I really think that the main thing to consider is the timing. Matt Duchene is now 26 years old, and has two years left on his contract, taking him to age 28. The big question that the Avalanche need to answer for themselves is this: how far away are the Avalanche from being a competitive team? At the moment, I have a hard time believing that the Avalanche are going to be a very competitive team for the next three to five years.
That begin said, it is possible that this is a overly conservative prediction. The Avalanche are going to have several young players that will likely be pushing to make contributions as early as next season. Players like JT Compher, Tyson Jost, and A.J. Greer will all likely be a part of the big team sooner rather than later. Throw in guys like Andrei Mironov, JC Beaudin, and Nicholas Meloche also possibly being thrown into the mix and suddenly it looks like there may be some much needed depth on the team.
So now we’re in the front office of the Colorado Avalanche assessing what is needed going forward. The Avalanche still have some holes and they need to figure out how to fill out the roster. Free agency hasn’t really worked, especially when trying to find defensemen. Maybe the best option is to pick one of the guys in the core to trade in order to bring back a legitimate NHL defender that can play 18-22 minutes every night. If I’m going to trade a guy that can get that kind of return, I need to be sure that that player can be replaced somehow and likely doesn’t fit into the window of success.

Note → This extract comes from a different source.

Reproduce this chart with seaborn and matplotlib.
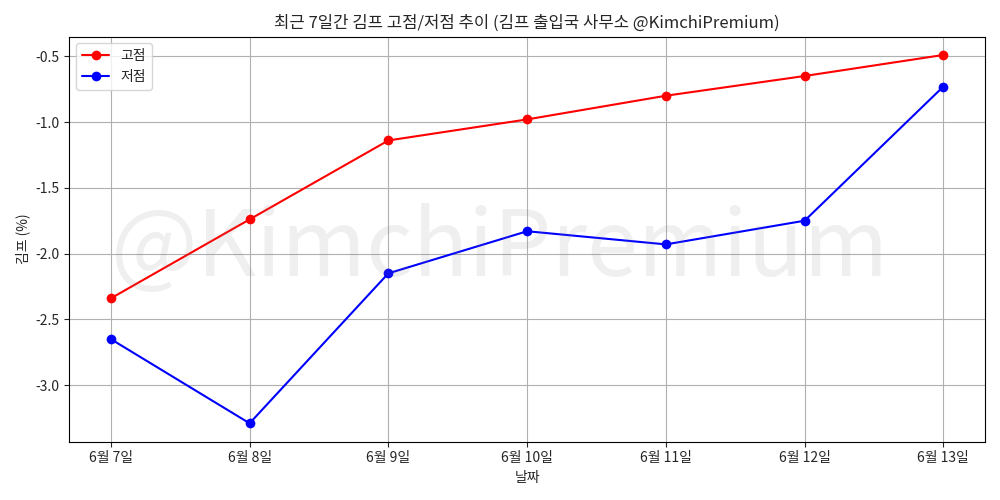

Can Duchene be replaced in the system? Maybe. There is a ton of promise surrounding Tyson Jost, and consider that the Avalanche will likely get a top offensive player in the draft this year, but there is no guarantee of it. Duchene also will be close to 30 by the time the Avalanche are likely to be truly competitive again. Both boxes are sort of checked off in this case.
There is no doubt that Duchene has been the team’s best player for a long time now, but his age relative the the position of the Avalanche system and their likelihood of being a contending team again poses an issue. If the Avalanche were to trade Duchene, they cannot wait too long to do it, which means this offseason is kind of the ideal time. He’s still within the prime years of his career, his contract is still team friendly, and he would likely command a large return in a deal.
I hate the very idea of it, but looking at it from a purely business point of view, if the Avalanche do plan to move Matt Duchene, this summer would be the time to do it.